Kedua, mendangkalnya perspektif kesejarahan. Berubahnya cara kita menyampaikan dan menyimpan informasi berhubungan dengan ingatan sejarah kita. Rasa ikatan dengan masa lalu bahkan bisa diwakili oleh buku dan akumulasi, secara fisik, buku di rak-rak perpustakaan. Dengan melihat buku di perpustakaan, baik perpustakaan pribadi maupun perpustakaan umum, kita membentuk gambaran berlalunya waktu seiring dengan bertambahnya buku di perpustakaan itu. Tetapi kesegeraan dan kesementaraan akan menggantikan itu.

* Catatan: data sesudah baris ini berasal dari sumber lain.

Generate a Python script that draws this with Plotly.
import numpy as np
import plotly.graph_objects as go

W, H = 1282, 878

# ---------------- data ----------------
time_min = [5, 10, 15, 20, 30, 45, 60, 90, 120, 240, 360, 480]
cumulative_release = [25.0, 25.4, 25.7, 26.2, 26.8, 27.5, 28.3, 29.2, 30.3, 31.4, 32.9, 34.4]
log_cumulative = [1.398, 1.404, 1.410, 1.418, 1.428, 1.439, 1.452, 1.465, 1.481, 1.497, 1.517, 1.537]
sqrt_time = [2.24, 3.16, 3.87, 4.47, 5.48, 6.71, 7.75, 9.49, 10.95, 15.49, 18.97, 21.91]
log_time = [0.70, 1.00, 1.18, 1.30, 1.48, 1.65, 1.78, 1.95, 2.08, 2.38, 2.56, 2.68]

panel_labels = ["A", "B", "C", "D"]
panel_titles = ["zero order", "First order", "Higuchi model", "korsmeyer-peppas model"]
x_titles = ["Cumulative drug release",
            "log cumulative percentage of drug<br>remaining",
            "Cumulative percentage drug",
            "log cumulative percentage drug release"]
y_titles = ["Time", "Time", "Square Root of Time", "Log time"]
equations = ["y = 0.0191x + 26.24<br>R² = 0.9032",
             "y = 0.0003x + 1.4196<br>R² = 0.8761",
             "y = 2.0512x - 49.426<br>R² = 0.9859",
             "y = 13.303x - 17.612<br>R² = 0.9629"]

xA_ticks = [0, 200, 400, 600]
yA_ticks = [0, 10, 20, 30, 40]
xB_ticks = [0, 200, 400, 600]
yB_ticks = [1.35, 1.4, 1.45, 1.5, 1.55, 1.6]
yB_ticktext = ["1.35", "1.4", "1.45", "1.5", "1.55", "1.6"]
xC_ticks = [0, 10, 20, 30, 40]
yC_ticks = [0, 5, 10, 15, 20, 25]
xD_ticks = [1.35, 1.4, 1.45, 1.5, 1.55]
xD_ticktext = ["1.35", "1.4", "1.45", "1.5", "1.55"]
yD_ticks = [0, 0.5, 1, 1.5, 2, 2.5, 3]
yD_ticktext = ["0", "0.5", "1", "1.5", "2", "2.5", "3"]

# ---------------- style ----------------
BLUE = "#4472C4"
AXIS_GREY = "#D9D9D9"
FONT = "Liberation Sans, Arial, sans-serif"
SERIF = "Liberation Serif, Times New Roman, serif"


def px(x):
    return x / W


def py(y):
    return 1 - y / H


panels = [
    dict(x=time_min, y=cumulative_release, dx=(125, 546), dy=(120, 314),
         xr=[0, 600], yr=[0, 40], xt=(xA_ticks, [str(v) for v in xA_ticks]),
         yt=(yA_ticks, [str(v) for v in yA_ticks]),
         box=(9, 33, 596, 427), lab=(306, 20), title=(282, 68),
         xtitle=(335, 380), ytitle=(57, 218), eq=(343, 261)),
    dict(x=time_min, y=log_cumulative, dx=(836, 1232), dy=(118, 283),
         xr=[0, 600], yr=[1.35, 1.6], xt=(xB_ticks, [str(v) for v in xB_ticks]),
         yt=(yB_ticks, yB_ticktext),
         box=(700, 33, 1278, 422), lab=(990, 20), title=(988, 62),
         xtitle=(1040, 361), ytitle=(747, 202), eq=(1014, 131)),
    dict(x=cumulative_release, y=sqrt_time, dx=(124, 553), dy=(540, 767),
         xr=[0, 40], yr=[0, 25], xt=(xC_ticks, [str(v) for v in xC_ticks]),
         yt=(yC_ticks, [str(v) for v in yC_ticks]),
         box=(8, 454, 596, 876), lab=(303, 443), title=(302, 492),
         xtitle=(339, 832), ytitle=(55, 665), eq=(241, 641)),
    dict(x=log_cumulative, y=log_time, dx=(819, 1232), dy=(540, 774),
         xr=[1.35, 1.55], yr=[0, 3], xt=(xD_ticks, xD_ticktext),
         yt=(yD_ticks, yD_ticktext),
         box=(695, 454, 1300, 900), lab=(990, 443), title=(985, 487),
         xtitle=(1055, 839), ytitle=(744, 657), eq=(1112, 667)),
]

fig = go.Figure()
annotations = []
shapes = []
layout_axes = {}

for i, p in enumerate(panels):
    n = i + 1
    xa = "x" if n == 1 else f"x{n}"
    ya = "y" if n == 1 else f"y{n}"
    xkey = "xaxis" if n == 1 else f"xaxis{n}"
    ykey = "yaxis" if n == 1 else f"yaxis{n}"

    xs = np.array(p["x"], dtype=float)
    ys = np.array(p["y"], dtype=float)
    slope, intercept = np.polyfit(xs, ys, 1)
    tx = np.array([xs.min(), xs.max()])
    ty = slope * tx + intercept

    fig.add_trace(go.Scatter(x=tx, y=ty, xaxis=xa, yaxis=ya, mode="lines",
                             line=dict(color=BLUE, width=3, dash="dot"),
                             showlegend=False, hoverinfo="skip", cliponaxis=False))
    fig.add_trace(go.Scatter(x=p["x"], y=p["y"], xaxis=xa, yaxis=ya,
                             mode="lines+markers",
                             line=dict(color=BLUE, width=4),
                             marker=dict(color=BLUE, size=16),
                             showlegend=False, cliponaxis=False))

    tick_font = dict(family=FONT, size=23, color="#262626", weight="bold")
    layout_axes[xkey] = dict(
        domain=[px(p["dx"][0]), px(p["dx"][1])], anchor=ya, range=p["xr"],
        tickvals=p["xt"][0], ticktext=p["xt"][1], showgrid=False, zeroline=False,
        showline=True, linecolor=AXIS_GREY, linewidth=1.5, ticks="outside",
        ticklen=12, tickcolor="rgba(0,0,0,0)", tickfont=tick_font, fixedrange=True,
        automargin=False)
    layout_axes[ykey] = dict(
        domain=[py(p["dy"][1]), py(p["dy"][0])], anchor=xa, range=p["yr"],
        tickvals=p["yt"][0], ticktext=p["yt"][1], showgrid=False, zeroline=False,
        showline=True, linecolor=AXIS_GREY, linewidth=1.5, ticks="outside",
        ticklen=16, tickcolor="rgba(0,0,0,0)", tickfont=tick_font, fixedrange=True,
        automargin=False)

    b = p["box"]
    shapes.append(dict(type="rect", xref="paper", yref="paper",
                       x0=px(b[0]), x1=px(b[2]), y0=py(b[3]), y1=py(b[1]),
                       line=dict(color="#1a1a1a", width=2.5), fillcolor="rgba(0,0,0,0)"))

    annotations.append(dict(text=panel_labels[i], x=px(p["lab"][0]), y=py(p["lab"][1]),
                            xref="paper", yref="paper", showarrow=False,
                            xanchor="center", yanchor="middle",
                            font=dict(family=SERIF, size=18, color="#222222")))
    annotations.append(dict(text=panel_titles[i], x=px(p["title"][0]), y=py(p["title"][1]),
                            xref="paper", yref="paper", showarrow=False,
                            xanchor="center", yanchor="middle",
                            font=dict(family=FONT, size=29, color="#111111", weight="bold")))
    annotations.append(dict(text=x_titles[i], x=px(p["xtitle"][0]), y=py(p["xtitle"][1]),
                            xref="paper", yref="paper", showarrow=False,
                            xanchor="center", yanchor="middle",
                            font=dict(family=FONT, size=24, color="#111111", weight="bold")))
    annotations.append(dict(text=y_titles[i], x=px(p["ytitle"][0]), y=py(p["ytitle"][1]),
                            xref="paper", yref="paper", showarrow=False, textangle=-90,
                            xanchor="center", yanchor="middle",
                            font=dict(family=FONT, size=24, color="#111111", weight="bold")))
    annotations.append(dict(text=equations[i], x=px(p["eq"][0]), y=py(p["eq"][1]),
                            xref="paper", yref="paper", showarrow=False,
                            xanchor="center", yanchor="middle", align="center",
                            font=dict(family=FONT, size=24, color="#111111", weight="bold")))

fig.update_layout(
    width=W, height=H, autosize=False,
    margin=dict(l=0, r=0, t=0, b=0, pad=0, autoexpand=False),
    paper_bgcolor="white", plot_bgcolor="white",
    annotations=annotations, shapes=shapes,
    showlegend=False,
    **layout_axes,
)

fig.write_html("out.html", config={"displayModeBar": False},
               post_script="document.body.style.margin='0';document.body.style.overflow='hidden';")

Ketiga, lunturnya diri yang privat. Proses membaca adalah proses yang privat, ruang hening di mana pembaca memperoleh suaka dari hiruk-pikuk dunia sekelilingnya. Kendali pembacaan-waktu, imaji, impresi-sepenuhnya di tangan pembaca, sebaliknya dari tatanan elektronik ketika "pembaca" menyerahkan kendali itu kepada media. Ruang pribadi makin menyempit, kata Birkerts, seiring meluasnya wilayah elektronik.

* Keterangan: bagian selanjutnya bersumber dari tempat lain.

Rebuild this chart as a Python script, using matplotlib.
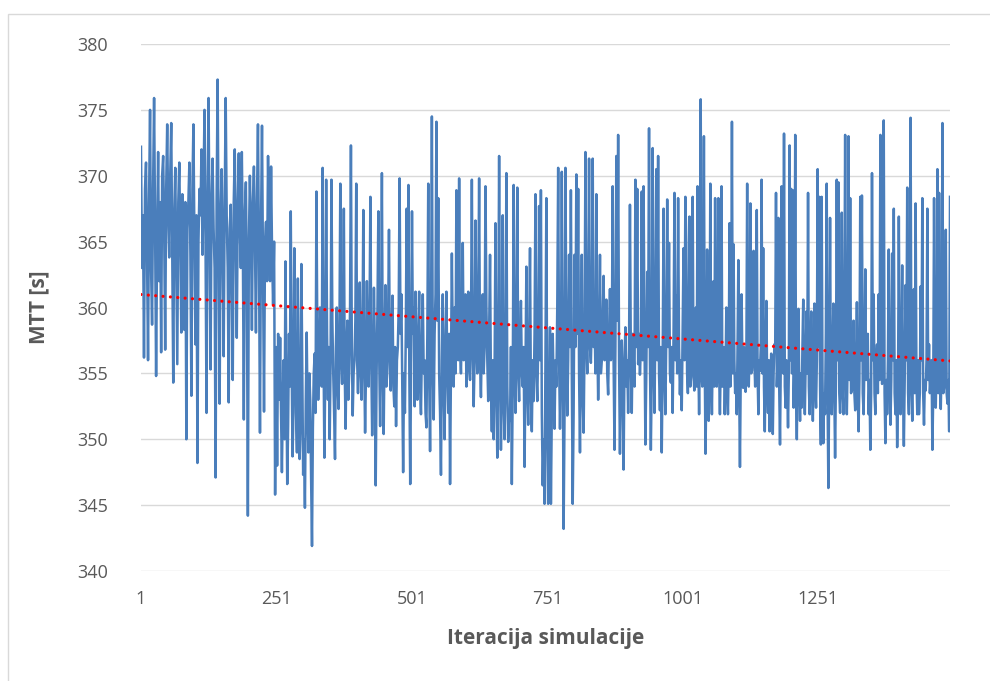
import matplotlib
matplotlib.use('Agg')
import matplotlib.pyplot as plt
from matplotlib.patches import Rectangle
import numpy as np

# MTT readings (~250 iterations each)
seg_edges = [1, 258, 508, 758, 1008, 1258, 1495]

mtt_1 = [372.2, 363, 367, 356.2, 369, 371, 364, 356, 368, 375, 363, 358.7, 369, 375.9, 366,
         354.8, 365, 371.8, 362, 368, 356.6, 370, 371.5, 366, 356.8, 369, 373.9, 367, 363.8,
         370, 374, 364, 354.3, 367, 370.6, 363, 355.7, 368, 371, 365, 358.1, 368.6, 366, 358.3,
         368, 350, 366, 368, 371, 364, 353.3, 369, 373.9, 365, 357.2, 367, 348.2, 365, 369, 367,
         372, 364, 369, 375, 365, 352, 368, 375.9, 366, 355.3, 368, 371.3, 366, 363, 347.1, 368,
         377.3, 365, 352.7, 367, 370.5, 364, 356.3, 368, 375.9, 367, 363, 352.8, 366, 367.8, 362,
         354.5, 368, 372, 365, 357.7, 368, 371.7, 366, 363, 371.8, 365, 351.5, 367, 369.5, 362,
         344.2, 365, 370, 366, 358.3, 368, 370.7, 365, 358.1, 368, 373.9, 364, 350.5, 366, 373.8,
         363, 352.1, 365, 366.5, 362, 371.5, 365, 362, 370.7, 364, 360.2, 365, 345.8, 357, 348,
         358, 353]
mtt_2 = [357.7, 352, 347.5, 353, 356, 350, 363.5, 355, 346.6, 351, 358, 354, 367.3, 356, 348.7,
         352, 364.5, 357, 352, 349, 362.2, 354, 348.5, 351, 363.3, 355, 347.3, 350, 344.8, 353,
         358.1, 352, 349, 355, 353, 347, 341.9, 350.9, 355, 356.5, 352, 368.8, 358, 353, 356, 360,
         358, 354, 370.6, 357, 348.6, 355, 369.7, 358, 353, 357, 350, 356, 369.7, 359, 355, 352,
         348.5, 357, 360, 354, 352.3, 358, 369.4, 356, 354.2, 359, 367.5, 355, 350.8, 357, 359,
         353, 355, 360, 372.3, 357, 351.8, 355, 356, 359, 369.4, 356, 353.5, 358, 361.9, 355, 353,
         357, 367.4, 356, 350.5, 355, 362, 357, 354, 359, 368.4, 356, 350.3, 354, 361.5, 357,
         346.5, 355, 360, 367.3, 356, 351, 358, 370.2, 355, 350.4, 357, 361.7, 354, 355, 359,
         365.9, 356, 353.7, 358, 360.9, 354, 352.5, 357, 351, 356, 357, 360, 369.8, 358, 361, 354,
         347.5, 355, 352, 358, 367.5, 357, 369.3, 355, 346.6, 356, 367.3, 358, 360, 352.5]
mtt_3 = [361.2, 355, 353, 358, 361.2, 354, 351.9, 357, 361, 355, 356, 352, 350.9, 358, 369.4,
         355, 349.1, 357, 374.5, 356, 351.5, 358, 361, 374.1, 359, 368.3, 355, 352, 347.3, 356,
         361, 354, 350, 357, 361.2, 355, 352, 358, 346.6, 355, 364.1, 357, 354, 360, 355, 368.9,
         358, 356, 369.8, 357, 355, 359, 364.9, 356, 357, 361, 354, 355.5, 361.2, 356, 354.5, 358,
         369.7, 357, 352.5, 356, 366.6, 358, 355, 360, 369.8, 356, 353.2, 358, 361, 355, 357,
         369.2, 360, 356, 352.9, 358, 364, 354, 350.6, 356, 350, 355, 366.4, 354, 348.6, 356,
         371.5, 355, 349.2, 354, 367, 353, 350, 355, 370.2, 354, 349.8, 352, 351.4, 357, 346.6,
         354, 369.3, 356, 352, 358, 369.1, 355, 352.9, 357, 360.5, 355, 354, 357, 347.9, 355,
         363.1, 354, 351.1, 357, 364.5, 353, 350.6, 356, 352.9, 358, 368.6, 355, 352.9, 357,
         367.7, 356, 368.9, 352, 346.5, 350, 345.1, 356, 368.3, 350, 345.1, 353, 358.5]
mtt_4 = [345.1, 352, 358, 354, 350.8, 356, 354, 360, 370.6, 356, 350.8, 355, 370.3, 357, 343.2,
         352, 370.6, 358, 351.8, 356, 364, 357, 368.9, 355, 345.1, 352, 364, 357, 370.1, 358,
         369, 355, 349, 357, 364, 353, 350.5, 357, 371.8, 358, 355, 360, 371.3, 357, 355.8, 359,
         371.3, 357, 359.4, 355, 368.6, 358, 353, 357, 364, 355, 356, 359, 362.4, 356, 357,
         360.6, 355, 353.4, 358, 361.4, 356, 357, 369.2, 356, 349.2, 357, 371.5, 359, 373.1, 356,
         348.9, 355, 357.5, 353, 347.7, 356, 358.5, 354, 356, 352, 357, 367.8, 356, 352, 358,
         356.5, 354, 369.7, 357, 369, 355.7, 358, 354.9, 357, 368.8, 356, 369.2, 358, 349.6, 355,
         362.7, 357, 373.6, 356, 349.2, 355, 372.1, 357, 352, 359, 370.5, 356, 371.5, 355, 352.2,
         357, 349, 356, 367.5, 355, 351.9, 358, 368.2, 357, 364.9, 355, 354.3, 357, 352, 358,
         368.7, 356, 360.9, 355, 368.3, 357, 353.4, 356, 352.2, 358, 364.5, 356, 368.4]
mtt_5 = [364.8, 355, 353.5, 357, 366.9, 354, 354.7, 358, 368.4, 355, 353.7, 356, 360, 354, 369.2,
         356, 351.9, 357, 375.8, 355, 354, 357, 373, 356, 348.9, 354, 364.4, 356, 351.4, 355,
         369.4, 356, 351.9, 357, 362, 354, 368.3, 355, 354, 357, 368.3, 355, 351.9, 356, 369.2,
         354, 354, 357, 351.9, 355, 360, 354, 351.9, 356, 366.4, 354, 357, 374.1, 355, 364.8, 356,
         353.5, 355, 351.9, 357, 363.6, 354, 347.9, 355, 361, 356, 353.9, 357, 355, 353.6, 356,
         369.4, 355, 354, 357, 367.9, 355, 355.2, 357, 364.3, 356, 354, 358, 367.4, 355, 351.9,
         356, 355.2, 357, 369.7, 355, 364.5, 354, 350.6, 356, 360.5, 354, 352, 356, 350.6, 354,
         356.5, 353, 350.4, 355, 357.2, 357, 368.7, 354, 356, 366.8, 354, 349.6, 356, 369.2,
         358.6, 355, 373.2, 354, 352.4, 356, 354, 350.9, 355, 372.3, 356, 369, 355, 368.9, 352.4,
         356, 373.1, 354, 350, 356, 359.9, 354, 351.4, 355, 352.4, 357, 360.6, 354, 351.9, 356,
         359.7, 355, 368.7, 354, 351.9, 356, 359.7, 354, 351.4, 355, 360.3, 354, 352.4, 356,
         370.5, 357, 368.4, 354, 349.6]
mtt_6 = [368.4, 354.5, 349.7, 353.5, 351.9, 358, 369.4, 353.5, 346.3, 354.5, 366.8, 353.5, 351.9,
         356, 360.3, 354, 348.6, 354.5, 369.7, 356, 369.5, 353.5, 352, 356, 367.2, 353.5, 351.9,
         358, 373.1, 354.5, 351.9, 356, 373, 354.5, 368.3, 353.5, 353.7, 356, 359, 353.5, 352.2,
         356, 360.4, 353.5, 350.6, 354.5, 368.4, 356, 368.5, 353.5, 351.9, 356, 362.9, 354.5,
         354.7, 358, 351.9, 354.5, 349.2, 353.5, 370.2, 356, 361, 353.5, 351.9, 356, 357.2, 353.5,
         361, 354.5, 373.1, 356, 354.2, 354.5, 374.2, 353.5, 349.7, 354.5, 351.9, 356, 364.4,
         353.5, 351.1, 354.5, 364.1, 356, 367.5, 353.5, 351.9, 356, 349.4, 353.5, 366.9, 354.5,
         351.9, 356, 363.2, 353.5, 349.5, 354.5, 361.7, 356, 369.1, 353.5, 351.9, 356, 374.4,
         354.5, 351.4, 356, 361.4, 353.5, 367.9, 354.5, 351.9, 356, 351.9, 353.5, 361.6, 356,
         368.3, 353.5, 351.1, 354.5, 353.7, 356, 367.5, 354.5, 357.2, 353.5, 354.7, 356, 349.2,
         353.5, 368.3, 354.5, 352.4, 356, 370.5, 353.5, 368.7, 354.5, 352.3, 356, 374, 353.5,
         353.9, 356, 365.9, 353.5, 352.7, 354.5, 350.6, 368.4]

segments = [mtt_1, mtt_2, mtt_3, mtt_4, mtt_5, mtt_6]
xticks = [1, 251, 501, 751, 1001, 1251]

txt_col = '#595959'
line_col = '#4A7EBB'

# spread each block of readings over its iteration range
xs, ys = [], []
for k, seg in enumerate(segments):
    last = (k == len(segments) - 1)
    xs.append(np.linspace(seg_edges[k], seg_edges[k + 1], len(seg), endpoint=last))
    ys.append(np.array(seg, dtype=float))
x = np.concatenate(xs)
y = np.concatenate(ys)

fig = plt.figure(figsize=(9.9, 6.81), dpi=100)
ax = fig.add_axes([0.1424, 0.1615, 0.8172, 0.7739])

# outer chart border (Excel style), only left/top edges show in the crop
fig.patches.append(Rectangle((7.5 / 990, -0.1), 1.2, 1 - 13.5 / 681 + 0.1,
                             transform=fig.transFigure, fill=False,
                             edgecolor='#d9d9d9', lw=1.0))

ax.plot(x, y, color=line_col, lw=1.8, zorder=3)

# linear trend line
k, b = np.polyfit(x, y, 1)
xt = np.array([seg_edges[0], seg_edges[-1]])
ax.plot(xt, k * xt + b, color='#FF0000', lw=2.3, linestyle=(0, (0.01, 2.3)),
        dash_capstyle='round', zorder=4)

ax.set_xlim(seg_edges[0], seg_edges[-1])
ax.set_ylim(340, 380)
ax.set_yticks(np.arange(340, 381, 5))
ax.set_xticks(xticks)
ax.set_xticklabels([str(t) for t in xticks])
ax.grid(axis='y', color='#d9d9d9', lw=1.0)
ax.set_axisbelow(True)
for s in ax.spines.values():
    s.set_visible(False)
ax.tick_params(length=0, labelsize=13, colors=txt_col, pad=24)
ax.tick_params(axis='x', pad=14)
for lbl in ax.get_xticklabels() + ax.get_yticklabels():
    lbl.set_family('Open Sans')

ax.set_xlabel('Iteracija simulacije', fontsize=15, fontweight='bold', color=txt_col,
              family='Open Sans', labelpad=14)
ax.set_ylabel('MTT [s]', fontsize=15, fontweight='bold', color=txt_col,
              family='Open Sans', labelpad=20)

plt.savefig('out.png', dpi=100)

Dari ketiga hal tersebut, tampaknya lunturnya ruang privat adalah yang paling dicemaskan oleh Birkerts. Dan ia betul dalam hal ini. Dalam perspektif lain, privasi adalah milik manusia yang terancam dalam era cyberspace ini. Jika zaman industri menghasilkan efek samping berupa limbah dan polusi, maka era informasi ini berefek samping terancamnya privasi. Tidak hanya dalam artian filosofis seperti yang dicemaskan Birkerts, tetapi juga "praktis" seperti cerita dalam novel Nineteen Eighty Four karya Orwell yang terkenal itu. Tetapi si Big Brother bukanlah harus seorang penguasa tiran, tetapi juga bisa seorang industrialis tamak yang mengais-ngais jejak elektronik yang kita tinggalkan ketika, misalnya, mengambil uang di ATM, membayar kartu kredit, atau berkelana di mayantara.

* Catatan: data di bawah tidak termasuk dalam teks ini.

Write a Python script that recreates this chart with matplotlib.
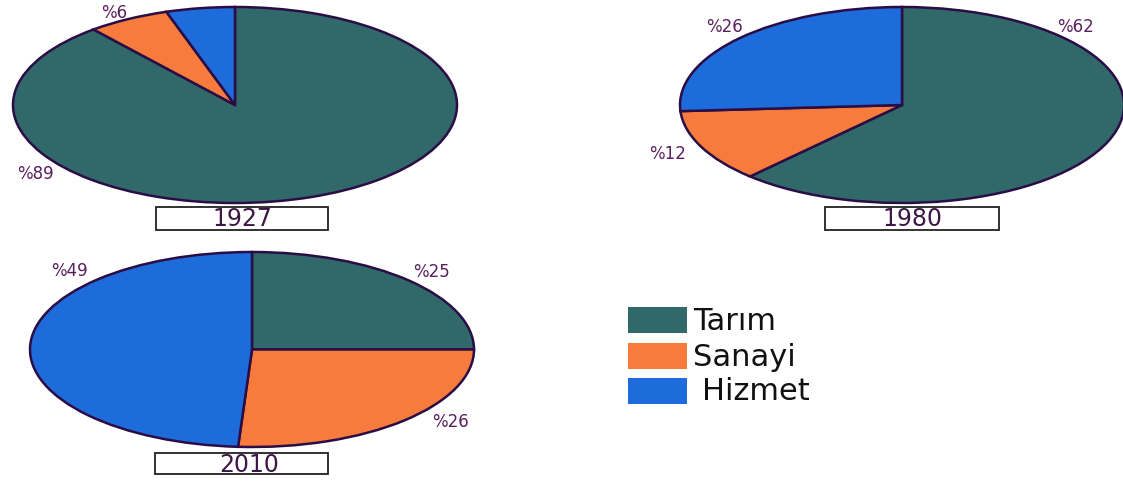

Kita tak mungkin, kata Birkerts, menghentikan laju itu. Tetapi, setidaknya, kita awas dan menyadari efek-efek samping itu dan menghindarinya sejauh mungkin. Itu pula yang disadari oleh Nicholas Negroponte-seorang pendukung kemajuan teknologi, profesor Teknologi Media di Massachussets Institute of Technology, dan pelopor penyatuan media surat kabar, televisi, hiburan dan komputer -ketika menulis buku Being Digital (1998), dan tidak menjadikan bukunya dalam bentuk multimedia. Multimedia interaktif, katanya, hanya memberi ruang sempit bagi imajinasi. Seperti film-film Hollywood watak naratif multimedia memberi gambaran kurang imajinatif. Sedangkan tulisan mampu menimbulkan imaji-imaji dan membangkitkan metafor-metafor yang mengandung banyak arti bagi imajinasi dan pengalaman membaca. Ketika kita mebaca sebuah novel, muncul berbagai warna, suara, dan gerak yang datang dari dalam kita sendiri. Saya pikir, lanjut Negroponte, pengalaman seperti itulah yang diperlukan untuk merasakan apa arti "menjadi digital" (being digital) dalam kehidupan Anda.

Penutup

Karlina Leksono (dalam Buku dalam Indonesia Baru, Alfons Taryadi, ed., 1999) pernah mengatakan bahwa proses membaca dan menulis sejatinya mendorong pengayaan eksistensial manusia-keduanya adalah pembentuk jalan ke masa depan. Keduanya, tulisnya lagi, merupakan bagian yang memungkinkan perkembangan penalaran individual, pemikiran kritis yang independen, pembangkitan kepekaan terhadap kemanusiaan yang di negeri ini seperti terbungkamkan selama tiga dasawarsa. Sayangnya, meski sadar begitu penting membaca (dan, tentu saja, menulis) bagi masa depan bangsa ini, kita belum banyak berbuat untuk mendorongnya.

Kini sudah bulan Mei lagi, dan itu berarti Bulan Buku Nasional lagi. Tetapi kita masih saja belum juga beringsut jauh, dari Mei ke Mei, dari tahun ke tahun. Berbeda dengan negara-negara maju yang, seperti dikeluhkan Birkerts, akan mengalami senjakala budaya baca setelah mengalami "fajar dan hari terang" budaya baca, akankah kita-di negeri ini-mengalami senjakala itu bahkan tanpa sebelumnya menikmati "fajarnya" budaya baca sekali pun?